As in the rest of Nepal building new houses seems to be the major occupation. With many sons being sent abroad to work in the Middle East, Korea and India quite a lot of money flows back and for many this means the family can build a modern home. Lorries and noisy tractors and trailers delivered stones and breeze blocks. Ground shale was flung at sieve netting to filter the finer grains out to mix into cement and even on the steep hillsides new buildings were growing or had had grown – none blending in as gracefully as the older buildings for pattern and paint and decoration is what is wanted now.

I followed a little old man down to his boat as he was carrying a bundle under one arm and a paddle in the other and I thought I would ask him for a photo. He put his hand to his mouth to indicate eating and asked for rupees so I gave him a note and took my shot. He then asked if I'd like to go out in his boat and as it was full of fishing nets I thought it might be fun to get involved. So I sat on his bundle at one end of the boat and he squatted at the other with his paddle and off we went out into the lake, four strokes to one side, change hands and paddle three over the other side. We gently zigzagged our way from the shore – each change of side involved water dripping into the boat. On and on, no sign of the fishing nets being put overboard. My end of the boat was deeper in the water than his for I probably weighed at least twice as much and the water drips began to accumulate my end, sufficient to make me take off my sandals and stack them on a ledge.

To begin with all you could hear was birdsong from the shore as well as distant traffic, the steady beat of his paddle and his grunt every fifth or sixth stroke. Occasional clumps of insidious water hyacinth or a family of ducks floated by and a cormorant flew low as we gently moved further and further on with no sign of putting the fishing nets out. The water got deeper my end of the boat and the old man threw a half plastic water bottle to me to bail with. As I did so I noticed water creeping in through the poor caulking – obviously the boat was unused to being so low in the water. I renewed my efforts and finally got the leaking area above the waterline but had to continue bailing every so often to keep it there.

The old man put his hand to his lips as if tipping a bottle, was I thirsty or did he mean did I want a drink (there's a distinct difference here!) but I said no. There was still no sign of the nets being used and after about an hour and a half we finally reached the far side of the lake and started paddling along the shoreline, thickly covered with shrubbery and trees that grew up the steep hillsides. Occasional steps and paths led from the water to little houses perched up among the trees. The birdsong was loud and butterflies were everywhere. There was no sound of any machinery nor sight of any electric lines – at night this area is lit either by oil lamps or generators.

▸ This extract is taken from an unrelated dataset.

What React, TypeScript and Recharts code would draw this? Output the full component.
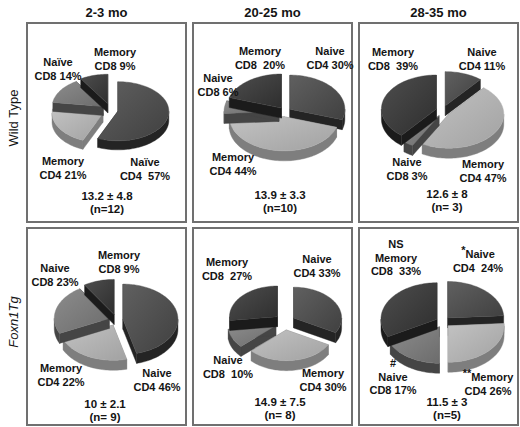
import React from "react";
import { Pie, PieChart } from "recharts";

const SUBSETS = ["Naive CD4", "Memory CD4", "Naive CD8", "Memory CD8"];
const AGE_GROUPS = ["2-3 mo", "20-25 mo", "28-35 mo"];
const STRAINS = ["Wild Type", "Foxn1Tg"];

// percent of each subset, same order as SUBSETS
const WT_2_3 = [57, 21, 14, 9];
const WT_20_25 = [30, 44, 6, 20];
const WT_28_35 = [11, 47, 3, 39];
const TG_2_3 = [46, 22, 23, 9];
const TG_20_25 = [33, 30, 10, 27];
const TG_28_35 = [24, 26, 17, 33];

const MEANS = ["13.2 ± 4.8", "13.9 ± 3.3", "12.6 ± 8", "10 ± 2.1", "14.9 ± 7.5", "11.5 ± 3"];
const COUNTS = ["(n=12)", "(n=10)", "(n= 3)", "(n= 9)", "(n= 8)", "(n=5)"];

// captions, same order as SUBSETS
const CAP_WT_2_3 = [["Naïve", "CD4  57%"], ["Memory", "CD4 21%"], ["Naïve", "CD8 14%"], ["Memory", "CD8 9%"]];
const CAP_WT_20_25 = [["Naive", "CD4 30%"], ["Memory", "CD4 44%"], ["Naive", "CD8 6%"], ["Memory", "CD8  20%"]];
const CAP_WT_28_35 = [["Naive", "CD4 11%"], ["Memory", "CD4 47%"], ["Naive", "CD8 3%"], ["Memory", "CD8  39%"]];
const CAP_TG_2_3 = [["Naive", "CD4 46%"], ["Memory", "CD4 22%"], ["Naive", "CD8 23%"], ["Memory", "CD8 9%"]];
const CAP_TG_20_25 = [["Naive", "CD4 33%"], ["Memory", "CD4 30%"], ["Naive", "CD8  10%"], ["Memory", "CD8  27%"]];
const CAP_TG_28_35 = [["*Naive", "CD4  24%"], ["**Memory", "CD4 26%"], ["#", "Naive", "CD8 17%"], ["NS", "Memory", "CD8  33%"]];

const TOP_COLORS = ["#4e4e4e", "#b0b0b0", "#7a7a7a", "#3c3c3c"];
const SIDE_COLORS = ["#242424", "#7e7e7e", "#454545", "#1b1b1b"];

const FONT = "'Liberation Sans', Arial, Helvetica, sans-serif";

type Spec = {
  values: number[];
  caps: string[][];
  box: [number, number, number, number];
  cx: number;
  cy: number;
  r: number;
  tilt: number;
  depth: number;
  explode: number;
  at: number[][];
  sum: [number, number];
};

const PANELS: Spec[] = [
  { values: WT_2_3, caps: CAP_WT_2_3, box: [26, 22, 161, 201], cx: 110, cy: 110, r: 51, tilt: 0.58, depth: 9, explode: 8,
    at: [[145, 163], [63, 162], [58, 63], [115, 53]], sum: [107, 196] },
  { values: WT_20_25, caps: CAP_WT_20_25, box: [192, 22, 161, 201], cx: 285, cy: 112, r: 55, tilt: 0.62, depth: 10, explode: 6,
    at: [[330, 52], [233, 158], [218, 79], [260, 52]], sum: [280, 195] },
  { values: WT_28_35, caps: CAP_WT_28_35, box: [358, 22, 161, 201], cx: 443, cy: 111, r: 55, tilt: 0.62, depth: 10, explode: 7,
    at: [[482, 53], [483, 165], [407, 163], [393, 53]], sum: [447, 194] },
  { values: TG_2_3, caps: CAP_TG_2_3, box: [26, 227, 161, 199], cx: 116, cy: 320, r: 55, tilt: 0.64, depth: 10, explode: 7,
    at: [[157, 374], [61, 369], [55, 269], [119, 256]], sum: [105, 404] },
  { values: TG_20_25, caps: CAP_TG_20_25, box: [192, 227, 161, 199], cx: 285, cy: 322, r: 48, tilt: 0.64, depth: 10, explode: 10,
    at: [[317, 260], [323, 374], [228, 361], [227, 263]], sum: [280, 402] },
  { values: TG_28_35, caps: CAP_TG_28_35, box: [358, 227, 161, 199], cx: 443, cy: 322, r: 56, tilt: 0.65, depth: 10, explode: 7,
    at: [[478, 255], [488, 378], [393, 364], [396, 245]], sum: [447, 402] },
];

const rad = (d: number) => (d * Math.PI) / 180;

const shade = (hex: string, amt: number) => {
  const v = parseInt(hex.slice(1), 16);
  const c = [(v >> 16) & 255, (v >> 8) & 255, v & 255].map((x) => Math.max(0, Math.min(255, x + amt)));
  return `rgb(${c[0]},${c[1]},${c[2]})`;
};

// draws one tilted, exploded 3D slice from the sector geometry recharts computed
const slice3d = (tilt: number, depth: number, explode: number, uid: string) => (props: any) => {
  const { cx, cy, outerRadius: r, startAngle, endAngle, index } = props;
  const mid = rad((startAngle + endAngle) / 2);
  const ox = cx + explode * Math.cos(mid);
  const oy = cy - explode * 0.8 * Math.sin(mid);
  const pt = (a: number, dz = 0) =>
    `${ox + r * Math.cos(rad(a))},${oy - r * tilt * Math.sin(rad(a)) + dz}`;

  const lo = Math.min(startAngle, endAngle);
  const hi = Math.max(startAngle, endAngle);
  const n = Math.max(2, Math.ceil((hi - lo) / 2));
  const steps: number[] = [];
  for (let j = 0; j <= n; j++) steps.push(lo + ((hi - lo) * j) / n);
  for (let k = Math.ceil(lo / 180) * 180; k <= hi; k += 180) steps.push(k);
  steps.sort((a, b) => a - b);

  const runs: number[][] = [];
  let cur: number[] = [];
  for (const a of steps) {
    if (Math.sin(rad(a)) <= 1e-6) cur.push(a);
    else {
      if (cur.length > 1) runs.push(cur);
      cur = [];
    }
  }
  if (cur.length > 1) runs.push(cur);

  const top = TOP_COLORS[index];
  const side = SIDE_COLORS[index];
  const c0 = `${ox},${oy}`;
  const c1 = `${ox},${oy + depth}`;
  const gid = `${uid}-${index}`;

  return (
    <g>
      <defs>
        <linearGradient id={gid} x1="0" y1="0" x2="1" y2="1">
          <stop offset="0%" stopColor={shade(top, 18)} />
          <stop offset="100%" stopColor={shade(top, -14)} />
        </linearGradient>
      </defs>
      {[startAngle, endAngle].map((a, j) => (
        <polygon key={`f${j}`} points={`${c0} ${pt(a)} ${pt(a, depth)} ${c1}`} fill={side} stroke={side} strokeWidth={0.4} />
      ))}
      {runs.map((run, j) => (
        <polygon
          key={`w${j}`}
          points={[...run.map((a) => pt(a)), ...run.slice().reverse().map((a) => pt(a, depth))].join(" ")}
          fill={side}
          stroke={side}
          strokeWidth={0.4}
        />
      ))}
      <polygon points={[c0, ...steps.map((a) => pt(a))].join(" ")} fill={`url(#${gid})`} stroke={top} strokeWidth={0.4} />
    </g>
  );
};

const renderLine = (s: string) => {
  const m = s.match(/^(\*+)(.*)$/);
  if (!m) return s;
  return (
    <>
      <span style={{ position: "relative", top: -4 }}>{m[1]}</span>
      {m[2]}
    </>
  );
};

const Caption = ({ lines, x, y, size = 11, lh = 13.5 }: { lines: string[]; x: number; y: number; size?: number; lh?: number }) => (
  <div
    style={{
      position: "absolute",
      left: x,
      top: y - lh / 2,
      transform: "translateX(-50%)",
      textAlign: "center",
      whiteSpace: "pre",
      fontFamily: FONT,
      fontWeight: "bold",
      fontSize: size,
      lineHeight: `${lh}px`,
      color: "#141414",
    }}
  >
    {lines.map((l, i) => (
      <div key={i}>{renderLine(l)}</div>
    ))}
  </div>
);

const Panel = ({ p, i }: { p: Spec; i: number }) => {
  const [bx, by, bw, bh] = p.box;
  const data = SUBSETS.map((name, k) => ({ name, value: p.values[k] }));
  return (
    <>
      <div
        style={{
          position: "absolute",
          left: bx,
          top: by,
          width: bw,
          height: bh,
          border: "2px solid #707070",
          boxSizing: "border-box",
        }}
      />
      <div style={{ position: "absolute", left: bx, top: by }}>
        <PieChart width={bw} height={bh} margin={{ top: 0, right: 0, bottom: 0, left: 0 }}>
          <Pie
            data={data}
            dataKey="value"
            nameKey="name"
            cx={p.cx - bx}
            cy={p.cy - by}
            outerRadius={p.r}
            startAngle={90}
            endAngle={-270}
            fill="transparent"
            stroke="none"
            labelLine={false}
            label={slice3d(p.tilt, p.depth, p.explode, `g${i}`)}
            isAnimationActive={false}
          />
        </PieChart>
      </div>
      {p.caps.map((lines, k) => (
        <Caption key={k} lines={lines} x={p.at[k][0]} y={p.at[k][1]} />
      ))}
      <Caption lines={[MEANS[i], COUNTS[i]]} x={p.sum[0]} y={p.sum[1]} size={11.5} lh={13} />
    </>
  );
};

const App = () => {
  return (
    <div style={{ position: "absolute", left: 0, top: 0, width: 520, height: 427, background: "#fff", overflow: "hidden" }}>
      {AGE_GROUPS.map((g, i) => (
        <div
          key={g}
          style={{
            position: "absolute",
            left: PANELS[i].box[0] + PANELS[i].box[2] / 2,
            top: 4,
            transform: "translateX(-50%)",
            fontFamily: FONT,
            fontWeight: "bold",
            fontSize: 13,
            lineHeight: "18px",
            color: "#141414",
            whiteSpace: "nowrap",
          }}
        >
          {g}
        </div>
      ))}
      {STRAINS.map((s, i) => (
        <div
          key={s}
          style={{
            position: "absolute",
            left: 13,
            top: i === 0 ? 118 : 322,
            transform: "translate(-50%, -50%) rotate(-90deg)",
            fontFamily: FONT,
            fontSize: 13,
            fontStyle: i === 1 ? "italic" : "normal",
            color: "#141414",
            whiteSpace: "nowrap",
          }}
        >
          {s}
        </div>
      ))}
      {PANELS.map((p, i) => (
        <Panel key={i} p={p} i={i} />
      ))}
    </div>
  );
};

export default App;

Another little wooden boat paddled out from the shore and the two men greeted one another and held a conversation. Then in very good English the other man asked whether I intended staying out all day fishing and I said I possibly would. He said that my fisherman was off to drink the lethal fermented rice rakshi for most of the day, sleep it off afterwards and then fish all evening, did I still wish to spend the day with him? Well, I couldn't really could I, so I shuffled my very pruney feet over into the other boat, gave my fisherman some more rupees which he's probably drunk by now and had an interesting ride back across the lake to within half a mile of home.

My new boating friend was taking his very beautifully dressed wife, complete with her own gold wedding jewellery round her neck, ears and hands, to the wedding of a friend. He had learned English at school, been in the Indian army for 16 years in cold, cold Nagaland so the long paddle went by quickly as we chatted and he translated for the benefit of his wife who never said a word the whole trip. However they were thrilled when I rather over paid them due to only having large notes left but I said it was because of the wedding.